653 - Une approche didactique du problème de l’ombre

N. Lygeros

Au cours des expériences que nous avons mentionnées dans nos articles intitulés Une approche didactique du problème du cavalier et Une approche didactique de la visualisation des trois dimensions, nous avons aussi traité le problème de l’ombre dans la représentation visuelle des enfants. Même si l’ombre est un élément naturel dans le quotidien des enfants, elle ne doit être considérée comme simple surtout lorsque son approche fait intervenir des problèmes à trois dimensions. Lorsque l’ombre est visualisée, elle est avant tout considérée comme une donnée géométrique et essentiellement à deux dimensions. Tandis que dans la réalité cognitive, l’ombre est dynamique et elle dépend de manière intrinsèque des trois dimensions. Car elle dépend non seulement de l’objet considéré mais aussi de la source de lumière et de la géométrie de la surface de projection.

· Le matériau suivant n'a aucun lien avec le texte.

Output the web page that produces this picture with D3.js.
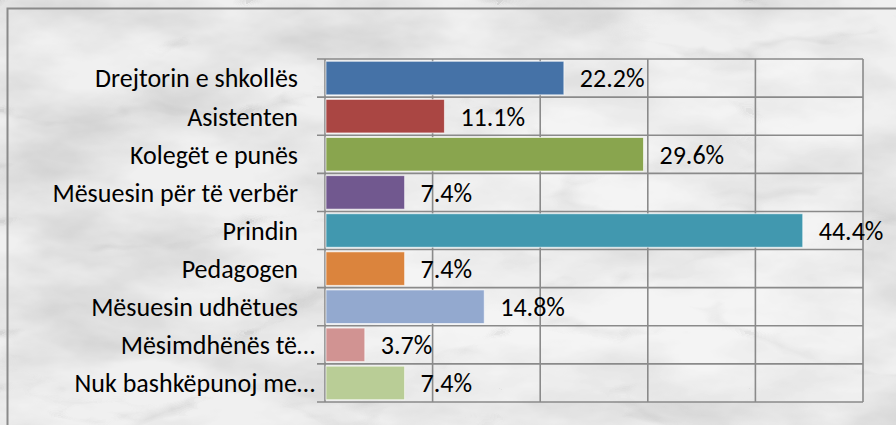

Même si l’ombre est nécessairement une simplification de données à trois dimensions, sa définition n’est pas immédiate pour des enfants lorsqu’il s’agit de la représenter de manière réaliste. C’est alors que nous découvrons que l’enfant ne comprend pas nécessairement ce qu’il regarde et qu’il ne voit que ce qu’il comprend. Il sait ce que représente l’ombre mais il ne sait pas nécessairement la représenter. Dans un premier temps, il est relativement facile pour lui d’associer une ombre à un objet donné, cependant il a beaucoup plus de mal à dissocier les propriétés géométriques de l’objet et de l’ombre car il ne tient pas immédiatement compte de l’intervention de la source de lumière. Ainsi l’ombre pour l’enfant est pour ainsi dire une donnée locale qui n’a pas d’incidence globale. Alors que le principe de l’ombre rasante prouve le contraire.

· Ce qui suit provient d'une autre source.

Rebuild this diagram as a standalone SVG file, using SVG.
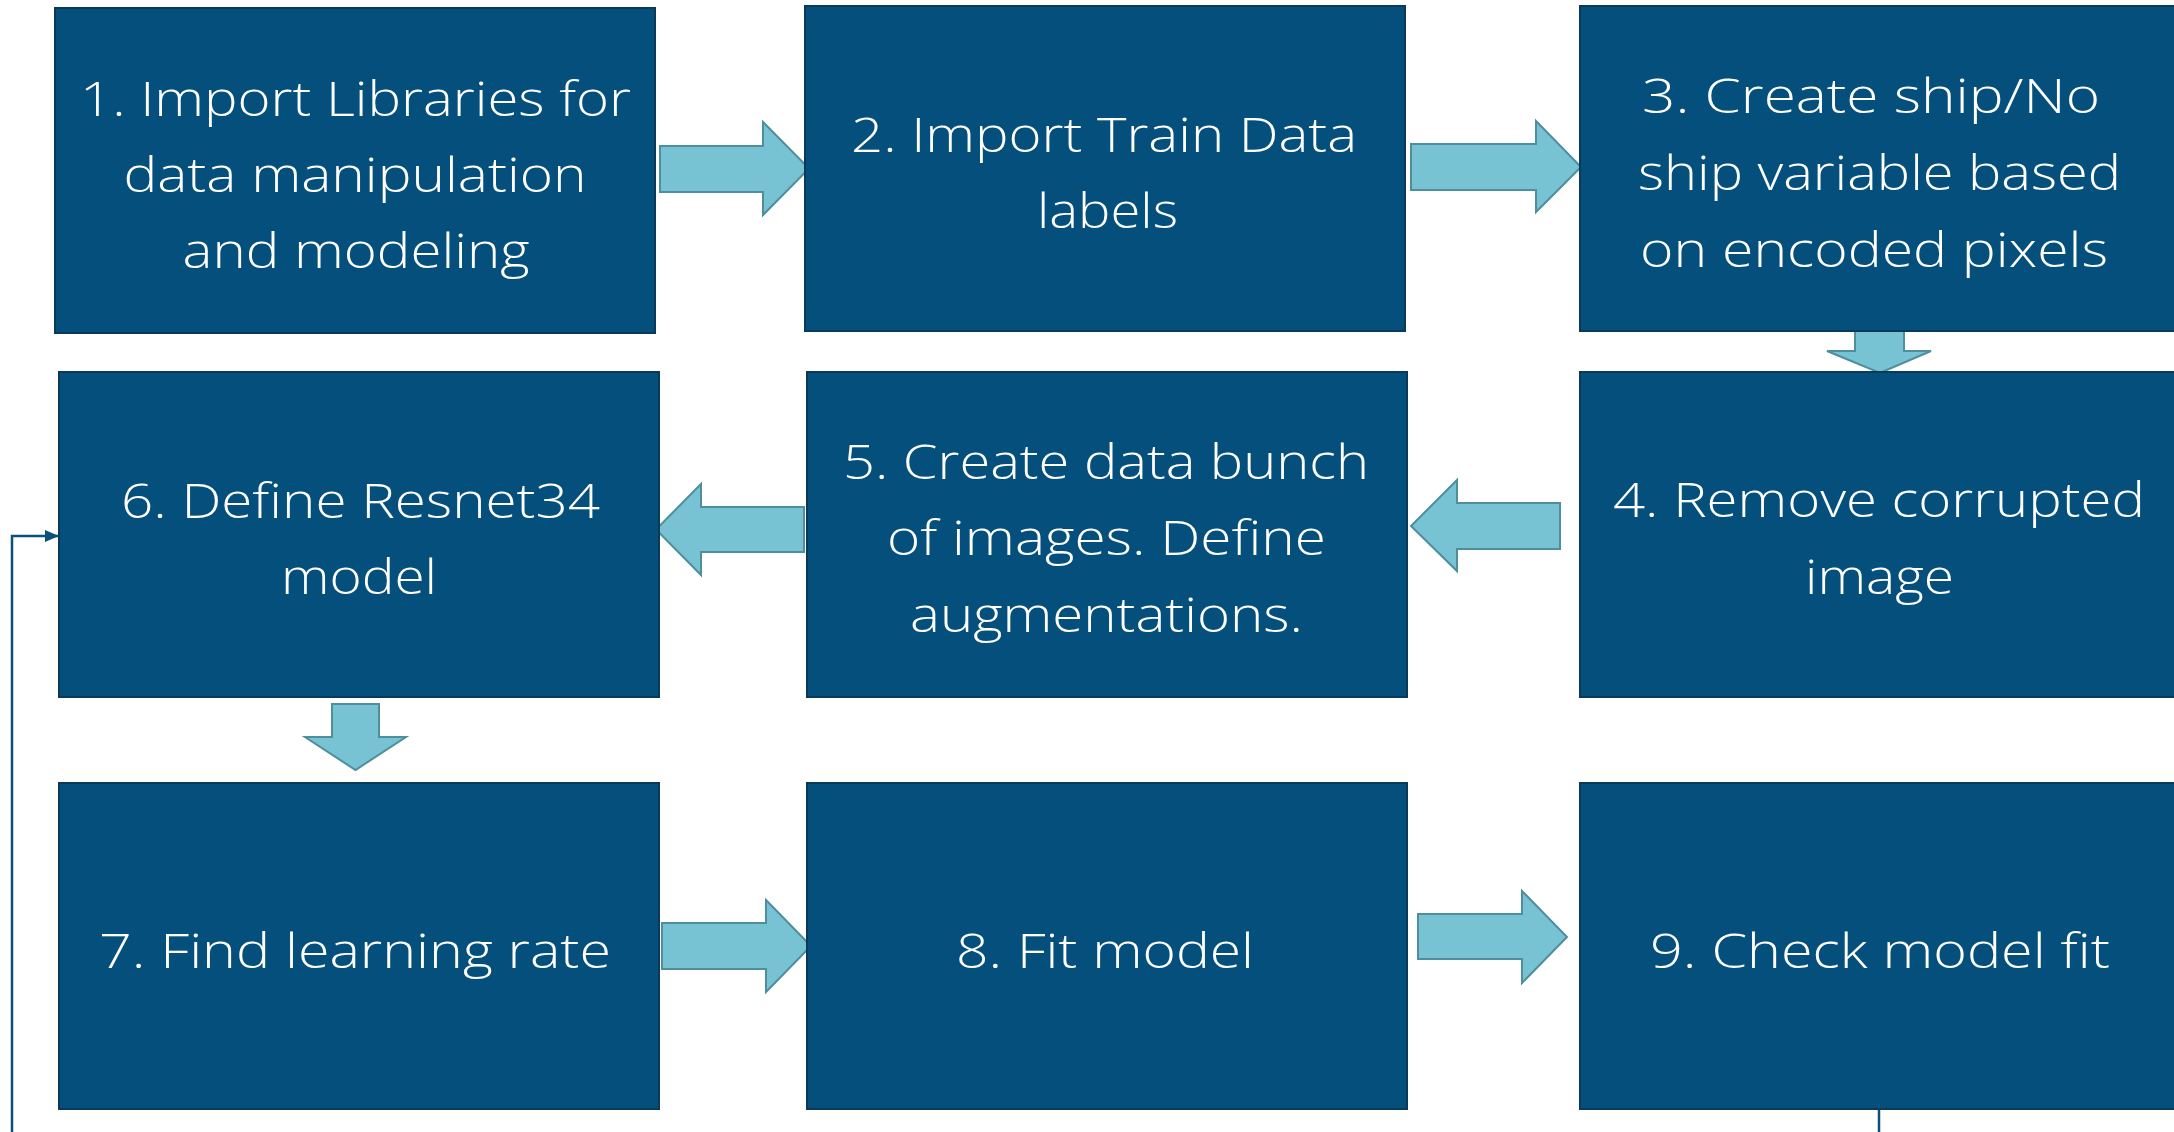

Même si l’ombre s’attache facilement et naturellement à un objet, elle peut tout autant s’en détacher via l’impact de la source lumineuse. Et c’est ce phénomène que nous avons étudié avec les enfants en exploitant les propriétés d’un cube et d’une source de type soleil. Pour l’ensemble des enfants, une fois maitrisé le problème de la visualisation à trois dimensions, il est facile de comprendre que l’une des faces du cube était ombrée. Cependant dans ce cas, il est est clair que l’ombre est associée uniquement à l’objet visible sans tenir compte des répercussions sur l’ensemble de la représentation graphique. En effet, lorsque nous plaçons le cube sur une surface plane, les enfants ne savent pas gérer l’ombre projetée par le cube sur la surface. Souvent celle-ci est directement proportionelle au cube sans tenir aucunement compte de la source de lumière. Parfois, elle est engendrée par deux faces alors que dans les données initiales uniquement l’une des faces du cube était ombrée. De plus, la meilleure preuve de la dépendance de l’ombre par rapport à l’objet c’est la représentation d’ombres proportionelles à des cubes de différentes tailles alors que ceux-ci sont éclairés par une lumière rasante. Quant à l’explication du phénomène optique, il est évident qu’elle va à l’encontre de l’intuition physique de l’enfant.

Par contre, une fois que l’enfant parvient à transformer cette intuition basique, il peut alors évoluer de manière impressionnante dans la complexité des assemblages utilisant l’ombre et la lumière. Cette fois l’ombre devient un objet dynamique à part entière et peut-être utilisée comme support à des objets matériels comme dans la représentation des trois cubes. Les enfants gèrent son indépedance géométrique du moins tant que la représentation de celle-ci est relativement simple i.e. essentiellement linéaire et planaire.

Nous voyons à nouveau que par l’introduction d’une nouvelle approche, nous déformons la perception de l’enfant d’une notion commune afin de briser le cadre de la rigidité fonctionnelle et lui permettre via cette mise en lumière de l’ombre, d’accéder à des représentations réalistes. Car ce n’est qu’à travers le mental que nous comprenons la réalité.